Starting running seems simple enough, you just go out and run, right? Not exactly, it is a little more complicated than that. You need to have a plan in place otherwise mistakes and injuries can happen all too easily. The following will walk you through a plan and provide you with the proper tools to get started.

Mistakes Happen if you Don’t Have a Plan

If you get too excited and just start running, you are likely to experience runner’s knee, shin splints, ITB syndrome, or other injuries that make it uncomfortable to continue your exercise regimen. These are some of the most common running injuries, so to avoid them you need to have a plan in place so you know how much your body can handle.

Another common mistake new runners make is running the same way at the same pace over and over again. It is important to change up the terrain, elevation, and cross-train to avoid stress injuries. A plan can help you do this, but it also important to listen to your body to know what it likes best. For example, if you get too sore after running on the road, try running on well-groomed trails. It might be easier on your joints because you are not landing on the hard asphalt.

Want to just start running without doing anything else? This is another recipe for injuries. Combine your running plan with strength training to avoid injuries. A strength training workout doesn’t have to be done at the gym as it can be done with your body weight at home.

Where do You Start?

Start with a schedule that you can stick to. You will need to devote at least 30 minutes a day, three to five times a week to your new routine. Set that time aside and don’t waver from 30 minutes, even if you want to go further.

Start by walking for five minutes and then go ahead and run until you are out of breath — this can be 30 seconds or one minute. Walk for a couple of minutes to catch your breath and then start running again. Keep up this interval until you hit the 30-minute mark. Eventually, your intervals will get longer and longer until you can run a full 20 minutes — plus five minutes for warm up and five for cool down, for a total of 30 minutes.

running plan

What do You Need?

To start running all you really need are a good pair of running shoes, but this is also where the planning comes into place. You need the right type of shoes for your feet and body type. Without the right shoes, you risk the chance of injury and losing all the progress you have made. Check out the running shoe finder to start finding the right shoes for you.

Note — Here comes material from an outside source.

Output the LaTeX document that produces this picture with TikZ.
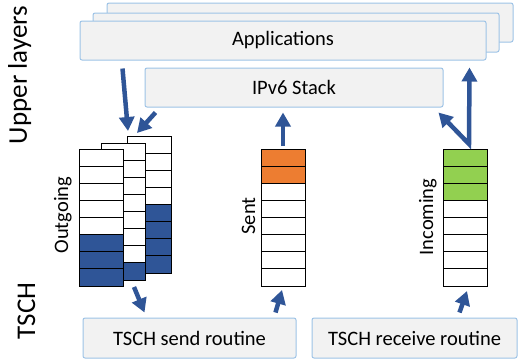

If you want to track your progress, you will need a fitness tracker. As you progress, you may want to invest in higher priced watches to track your heart rate, recovery time, routes, etc. There are many options out there in varying price ranges to suit your needs. This is not a necessity, but a nice option to have as you time your runs.

Strength Training

We touched on strength training earlier, now let’s talk about what that looks like. As you strength train, your muscles will build more endurance and will be able to support your joints better. Overall, this will reduce the number of injuries, but help you improve your running form as well.

Strength training also helps burns fat. Adding strength training to running can help you to lose weight faster. Some common strength training exercises you can do at home include:

  • Lunges
  • Squats
  • Calf Raises
  • Planks
  • Push-ups

running plan

Make Some Goals

Now that you have a running plan and know where to start when it comes to strength training, it is time to make some goals. After all, what is the reason you are running? This is a good question to think about as you set smaller goals and work towards larger ones.

If you are not sure what goals to set, try setting a goal to run a 5k. Once you complete a 5k, race against your previous time. Maybe move up to a 10k or a marathon as you complete your goals. It is important to make the goals achievable and the things you can accomplish in small steps.

It’s Easier Than You Think

Don’t push yourself too hard when you start out. By taking it easy, your body will adapt to running, and it will get easier over time. Progress may be slow, but soon you will start to notice you can run longer and longer stretches without getting out of breath. Once running becomes a habit, you will not be able to imagine how you lived without it. The goal is to keep at it no matter how fast or slow you go. Best of luck!